Lombok bukan kali pertama menjadi lokasi untuk perjanjian internasional. Pada 13 November 2006, Lombok menjadi lokasi perjanjian antara Indonesia dan Australia soal kerjasama keamanan negara, atau yang dikenal dengan Lombok Treaty atau Kesepakatan Lombok.
Kesepakatan tersebut pada substansinya meliputi kerjasama bidang pertahanan, penegakan hukum, kontra terorisme, intelijen, keamanan maritim, keselamatan pembangunan dan keamanan pencegahan senjata pemusnah massal. Perjanjian tersebut juga berisi tidak saling campur tangan masalah internal negara, seperti masalah Papua yang saat ini masih dihadapi Indonesia.
“Dengan kesepakatan tersebut sampai sekarang hubungan Indonesia dan Australia langgeng. Ini bisa menjadi contoh dan bisa ditiru menjadi lokasi untuk mengakhiri konflik Rusia-Ukraina,” kata Didu.

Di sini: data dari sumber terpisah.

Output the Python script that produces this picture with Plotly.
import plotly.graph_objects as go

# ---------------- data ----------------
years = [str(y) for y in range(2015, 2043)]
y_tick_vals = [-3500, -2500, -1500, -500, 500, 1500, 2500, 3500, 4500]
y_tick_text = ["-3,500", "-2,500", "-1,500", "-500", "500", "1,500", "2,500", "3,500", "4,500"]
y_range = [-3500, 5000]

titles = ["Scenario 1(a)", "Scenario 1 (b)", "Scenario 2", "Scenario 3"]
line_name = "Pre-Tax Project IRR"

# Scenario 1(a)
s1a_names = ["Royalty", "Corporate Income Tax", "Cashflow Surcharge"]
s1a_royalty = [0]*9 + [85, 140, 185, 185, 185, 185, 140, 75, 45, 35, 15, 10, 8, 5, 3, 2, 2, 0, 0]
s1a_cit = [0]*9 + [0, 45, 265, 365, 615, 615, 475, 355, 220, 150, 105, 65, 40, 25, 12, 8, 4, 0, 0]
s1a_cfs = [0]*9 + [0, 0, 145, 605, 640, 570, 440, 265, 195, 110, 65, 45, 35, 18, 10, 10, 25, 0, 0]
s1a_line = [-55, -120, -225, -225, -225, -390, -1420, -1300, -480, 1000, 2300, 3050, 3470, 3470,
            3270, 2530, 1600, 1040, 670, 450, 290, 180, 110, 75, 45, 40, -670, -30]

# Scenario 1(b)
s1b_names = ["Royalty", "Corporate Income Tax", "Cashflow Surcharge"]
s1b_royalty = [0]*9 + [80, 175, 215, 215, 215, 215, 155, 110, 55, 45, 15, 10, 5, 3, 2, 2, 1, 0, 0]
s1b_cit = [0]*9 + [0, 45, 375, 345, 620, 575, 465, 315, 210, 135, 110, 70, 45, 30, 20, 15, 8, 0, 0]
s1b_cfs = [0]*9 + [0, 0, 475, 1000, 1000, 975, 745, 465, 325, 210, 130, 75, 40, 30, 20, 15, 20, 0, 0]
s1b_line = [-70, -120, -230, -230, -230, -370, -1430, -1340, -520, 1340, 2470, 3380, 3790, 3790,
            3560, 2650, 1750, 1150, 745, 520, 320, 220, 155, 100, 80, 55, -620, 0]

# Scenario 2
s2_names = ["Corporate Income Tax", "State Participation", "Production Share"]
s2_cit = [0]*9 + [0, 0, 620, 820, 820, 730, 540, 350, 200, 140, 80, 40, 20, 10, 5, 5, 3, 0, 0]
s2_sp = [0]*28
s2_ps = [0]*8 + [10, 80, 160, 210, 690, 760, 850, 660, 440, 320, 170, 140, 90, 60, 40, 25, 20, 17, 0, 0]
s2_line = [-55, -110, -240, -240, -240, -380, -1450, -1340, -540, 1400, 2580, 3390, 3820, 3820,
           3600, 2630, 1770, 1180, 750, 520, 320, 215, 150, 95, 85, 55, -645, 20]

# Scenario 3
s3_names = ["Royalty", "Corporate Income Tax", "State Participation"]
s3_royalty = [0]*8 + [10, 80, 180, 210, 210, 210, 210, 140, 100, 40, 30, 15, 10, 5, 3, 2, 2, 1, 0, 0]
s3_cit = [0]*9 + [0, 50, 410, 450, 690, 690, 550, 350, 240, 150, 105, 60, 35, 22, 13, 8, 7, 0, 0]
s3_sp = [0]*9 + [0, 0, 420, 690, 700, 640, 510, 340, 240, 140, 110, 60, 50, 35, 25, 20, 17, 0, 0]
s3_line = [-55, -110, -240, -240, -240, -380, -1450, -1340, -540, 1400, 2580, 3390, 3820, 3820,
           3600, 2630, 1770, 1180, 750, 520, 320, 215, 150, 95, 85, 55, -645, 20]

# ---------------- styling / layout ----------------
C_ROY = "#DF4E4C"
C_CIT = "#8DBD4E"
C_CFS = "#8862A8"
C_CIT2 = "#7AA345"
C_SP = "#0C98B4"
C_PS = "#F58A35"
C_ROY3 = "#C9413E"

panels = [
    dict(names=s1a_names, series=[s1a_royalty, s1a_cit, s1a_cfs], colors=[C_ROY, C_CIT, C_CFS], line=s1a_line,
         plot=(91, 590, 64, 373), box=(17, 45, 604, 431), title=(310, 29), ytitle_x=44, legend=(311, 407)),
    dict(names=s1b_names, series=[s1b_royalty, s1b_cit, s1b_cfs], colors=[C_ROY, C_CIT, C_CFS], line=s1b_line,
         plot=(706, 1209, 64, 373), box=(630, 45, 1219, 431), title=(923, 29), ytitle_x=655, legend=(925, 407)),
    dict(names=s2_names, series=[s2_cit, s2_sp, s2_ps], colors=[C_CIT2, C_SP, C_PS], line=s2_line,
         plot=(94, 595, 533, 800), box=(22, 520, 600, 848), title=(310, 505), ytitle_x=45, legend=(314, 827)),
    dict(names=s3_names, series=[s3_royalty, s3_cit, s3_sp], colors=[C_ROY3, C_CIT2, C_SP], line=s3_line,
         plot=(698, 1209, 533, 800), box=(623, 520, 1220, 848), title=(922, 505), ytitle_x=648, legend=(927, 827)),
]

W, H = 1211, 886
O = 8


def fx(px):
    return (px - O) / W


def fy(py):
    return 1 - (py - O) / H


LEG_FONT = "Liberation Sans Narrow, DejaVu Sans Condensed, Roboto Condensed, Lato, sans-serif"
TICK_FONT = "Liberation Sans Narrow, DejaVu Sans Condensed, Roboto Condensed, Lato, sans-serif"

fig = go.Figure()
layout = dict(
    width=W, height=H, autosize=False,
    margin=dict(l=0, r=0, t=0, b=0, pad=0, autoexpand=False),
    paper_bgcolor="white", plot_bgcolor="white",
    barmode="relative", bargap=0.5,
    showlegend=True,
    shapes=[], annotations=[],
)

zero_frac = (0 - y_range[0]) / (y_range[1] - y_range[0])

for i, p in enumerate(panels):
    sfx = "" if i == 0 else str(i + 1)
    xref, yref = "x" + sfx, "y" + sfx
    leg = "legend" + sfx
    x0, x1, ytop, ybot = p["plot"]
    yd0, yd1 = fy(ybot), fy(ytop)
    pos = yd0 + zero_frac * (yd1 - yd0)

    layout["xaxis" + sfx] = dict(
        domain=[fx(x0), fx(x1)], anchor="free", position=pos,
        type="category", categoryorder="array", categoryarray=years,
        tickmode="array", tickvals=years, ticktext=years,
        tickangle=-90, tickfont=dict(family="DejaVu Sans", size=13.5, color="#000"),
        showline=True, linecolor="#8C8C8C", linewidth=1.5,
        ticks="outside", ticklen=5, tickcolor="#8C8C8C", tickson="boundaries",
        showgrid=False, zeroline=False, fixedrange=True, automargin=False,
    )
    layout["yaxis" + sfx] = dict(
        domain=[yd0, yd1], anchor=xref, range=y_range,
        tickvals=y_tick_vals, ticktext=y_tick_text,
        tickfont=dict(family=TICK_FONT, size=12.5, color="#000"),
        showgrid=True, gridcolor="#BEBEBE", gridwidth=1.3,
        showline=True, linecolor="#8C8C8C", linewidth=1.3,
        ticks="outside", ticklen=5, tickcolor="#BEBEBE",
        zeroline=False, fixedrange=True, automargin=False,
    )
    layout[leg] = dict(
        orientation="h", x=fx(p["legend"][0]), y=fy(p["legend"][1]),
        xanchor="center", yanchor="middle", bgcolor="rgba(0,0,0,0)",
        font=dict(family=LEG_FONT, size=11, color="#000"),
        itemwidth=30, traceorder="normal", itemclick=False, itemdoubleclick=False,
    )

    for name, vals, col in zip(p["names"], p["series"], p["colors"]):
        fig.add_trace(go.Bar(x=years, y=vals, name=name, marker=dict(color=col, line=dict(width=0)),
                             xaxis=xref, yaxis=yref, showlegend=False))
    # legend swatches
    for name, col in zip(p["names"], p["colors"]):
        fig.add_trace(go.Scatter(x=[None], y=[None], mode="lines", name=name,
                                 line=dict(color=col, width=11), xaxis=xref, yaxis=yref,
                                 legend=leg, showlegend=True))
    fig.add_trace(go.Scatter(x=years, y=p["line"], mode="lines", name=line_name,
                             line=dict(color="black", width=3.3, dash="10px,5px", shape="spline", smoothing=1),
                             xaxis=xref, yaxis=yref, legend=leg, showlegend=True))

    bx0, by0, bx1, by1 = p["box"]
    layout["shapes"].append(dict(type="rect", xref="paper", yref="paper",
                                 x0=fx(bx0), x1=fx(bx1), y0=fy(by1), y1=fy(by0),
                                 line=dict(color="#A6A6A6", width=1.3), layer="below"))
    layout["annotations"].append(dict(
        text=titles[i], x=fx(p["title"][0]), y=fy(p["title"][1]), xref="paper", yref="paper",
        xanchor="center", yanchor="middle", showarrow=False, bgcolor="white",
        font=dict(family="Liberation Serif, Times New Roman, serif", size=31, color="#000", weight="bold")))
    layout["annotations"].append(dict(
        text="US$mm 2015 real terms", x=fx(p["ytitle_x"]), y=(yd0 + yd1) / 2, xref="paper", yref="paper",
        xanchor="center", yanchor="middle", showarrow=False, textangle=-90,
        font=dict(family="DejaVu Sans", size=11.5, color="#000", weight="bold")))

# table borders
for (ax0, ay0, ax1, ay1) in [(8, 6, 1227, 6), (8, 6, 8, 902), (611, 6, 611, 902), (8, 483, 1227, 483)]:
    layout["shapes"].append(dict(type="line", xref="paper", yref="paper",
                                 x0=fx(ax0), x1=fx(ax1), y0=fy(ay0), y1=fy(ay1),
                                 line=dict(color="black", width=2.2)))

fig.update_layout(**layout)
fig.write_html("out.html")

Dengan Lombok sebagai tempat perjanjian atau negosiasi damai, Mi6 meyakini perang Kremlin dan Kiev akan segera berakhir.
Siap Jadi Negosiator
Setali tiga uang dengan Didu, Sekretaris Mi6, Lalu Athari Fathullah mengatakan Mi6 akan siap menjadi negosiator damai antara Rusia dan Ukraina jika pemerintah tidak siap.

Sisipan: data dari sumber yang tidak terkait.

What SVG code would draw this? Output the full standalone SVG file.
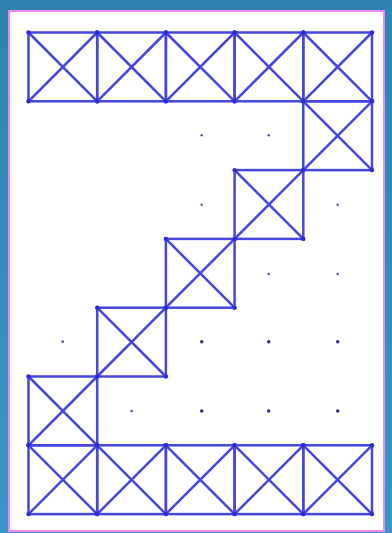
<svg xmlns="http://www.w3.org/2000/svg" width="392" height="533" viewBox="0 0 392 533">
<defs>
<linearGradient id="bg" x1="0" y1="0" x2="0" y2="1">
<stop offset="0" stop-color="#2e83b2"/>
<stop offset="1" stop-color="#3a96c8"/>
</linearGradient>
<g id="cell">
<rect x="0" y="0" width="68.7" height="68.8" fill="none"/>
<line x1="0" y1="0" x2="68.7" y2="68.8"/>
<line x1="68.7" y1="0" x2="0" y2="68.8"/>
<circle cx="0" cy="0" r="2.2" class="v"/>
<circle cx="68.7" cy="0" r="2.2" class="v"/>
<circle cx="0" cy="68.8" r="2.2" class="v"/>
<circle cx="68.7" cy="68.8" r="2.2" class="v"/>
</g>
</defs>
<style>
.cells use { stroke:#4646dc; stroke-width:2.5; fill:none; }
.v { fill:#2a2ad8; stroke:none; }
.dot { fill:#5a5a9a; }
.dotb { fill:#30308a; }
</style>
<rect x="0" y="0" width="392" height="533" fill="url(#bg)"/>
<rect x="9" y="11" width="375" height="520" fill="#ffffff" stroke="#ee88ee" stroke-width="2"/>
<g id="cells" class="cells">
<use href="#cell" x="28.5" y="32.5"/>
<use href="#cell" x="97.2" y="32.5"/>
<use href="#cell" x="165.9" y="32.5"/>
<use href="#cell" x="234.6" y="32.5"/>
<use href="#cell" x="303.3" y="32.5"/>
<use href="#cell" x="303.3" y="101.3"/>
<use href="#cell" x="234.6" y="170.1"/>
<use href="#cell" x="165.9" y="238.9"/>
<use href="#cell" x="97.2" y="307.7"/>
<use href="#cell" x="28.5" y="376.5"/>
<use href="#cell" x="28.5" y="445.3"/>
<use href="#cell" x="97.2" y="445.3"/>
<use href="#cell" x="165.9" y="445.3"/>
<use href="#cell" x="234.6" y="445.3"/>
<use href="#cell" x="303.3" y="445.3"/>
</g>
<g id="dots">
<circle class="dot" cx="201.7" cy="135.3" r="1.3"/>
<circle class="dot" cx="268.7" cy="135.3" r="1.3"/>
<circle class="dot" cx="201.7" cy="204.7" r="1.3"/>
<circle class="dot" cx="337.7" cy="204.7" r="1.3"/>
<circle class="dot" cx="268.7" cy="274" r="1.3"/>
<circle class="dot" cx="337.7" cy="274" r="1.3"/>
<circle class="dot" cx="62.7" cy="341.7" r="1.4"/>
<circle class="dotb" cx="201.7" cy="341.7" r="1.8"/>
<circle class="dotb" cx="268.7" cy="341.7" r="1.8"/>
<circle class="dotb" cx="337.7" cy="341.7" r="1.8"/>
<circle class="dot" cx="131.7" cy="411" r="1.3"/>
<circle class="dotb" cx="201.7" cy="411" r="1.8"/>
<circle class="dotb" cx="268.7" cy="411" r="1.8"/>
<circle class="dotb" cx="337.7" cy="411" r="1.8"/>
</g>
</svg>
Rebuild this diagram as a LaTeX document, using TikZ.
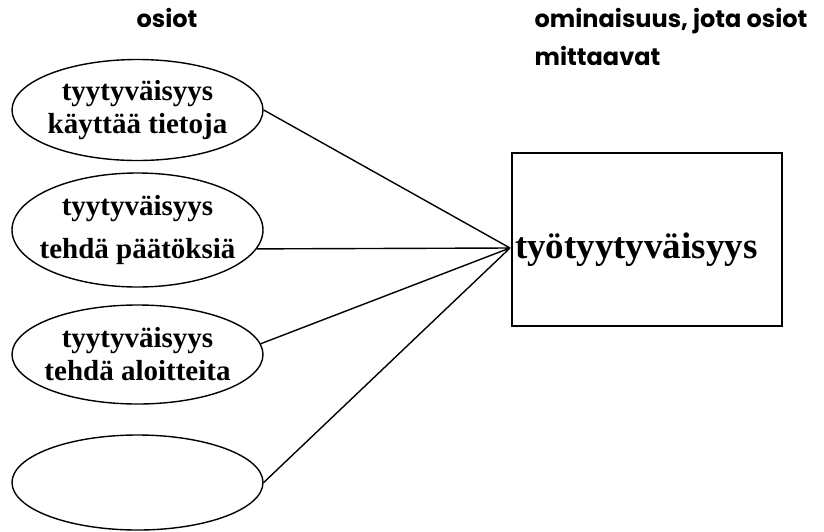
\documentclass[tikz,border=0pt]{standalone}
\usepackage{fontspec}
\setmainfont{Liberation Serif}
\newfontfamily\headfont{Poppins}
\usepackage{tikz}
\usetikzlibrary{shapes.geometric}

\begin{document}
\begin{tikzpicture}[x=1pt,y=-1pt]
\tikzstyle{every node}=[draw,line width=1.4pt,inner sep=0pt];
\tikzstyle{osio}=[shape=ellipse,minimum width=251pt,inner xsep=-25pt,inner ysep=-5pt,align=center,font=\fontsize{29}{33}\selectfont\bfseries];
\tikzstyle{otsikko}=[draw=none,align=left,font=\headfont\bfseries\fontsize{24}{38}\selectfont];
\useasboundingbox (0,0) rectangle (824,531);
\node [otsikko,anchor=base](h1) at (167,27) {osiot};
\node [otsikko,anchor=north west](h2) at (534,8) {ominaisuus, jota osiot\\mittaavat};
\node [osio,minimum height=101pt](o1) at (137.5,110) {tyytyväisyys\\käyttää tietoja};
\node [osio,minimum height=114pt](o2) at (137.5,230) {tyytyväisyys\\[10pt]tehdä päätöksiä};
\node [osio,minimum height=99pt](o3) at (137.5,354.5) {tyytyväisyys\\tehdä aloitteita};
\node [osio,minimum height=95pt](o4) at (137.5,482.5) {};
\node [rectangle,minimum width=270pt,minimum height=173pt,inner xsep=3pt,text width=264pt,align=left,
  text height=40pt,text depth=3pt,font=\fontsize{37}{40}\selectfont\bfseries](m) at (647,239.5) {työtyytyväisyys};
\coordinate (hub) at (510,248);
\draw [line width=1.4pt] (o1.east) -- (hub)
      (o2.-9) -- (hub)
      (o3.5) -- (hub)
      (o4.east) -- (hub);
\end{tikzpicture}
\end{document}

Athar meminta agar Indonesia kembali melobi kedua negara untuk menjadi juru damai yang sebelumnya sempat buntu.
“Jika pemerintah tidak sanggup, Mi6 juga siap untuk menjadi juru damai,” ujarnya meyakinkan.
Dia mengatakan, dengan Lombok menjadi lokasi negosiasi atau perundingan damai maka akan berefek pada nama Lombok yang semakin besar lagi, dan meningkatkan sektor pariwisata Lombok.
“Mungkin nanti kalau Pak Putin dan Pak Zelensky di Lombok bisa negosiasi sambil berwisata. Pikiran mereka akan lebih fresh dan bisa berdamai dengan nyaman di sini (Lombok),” kata Athar.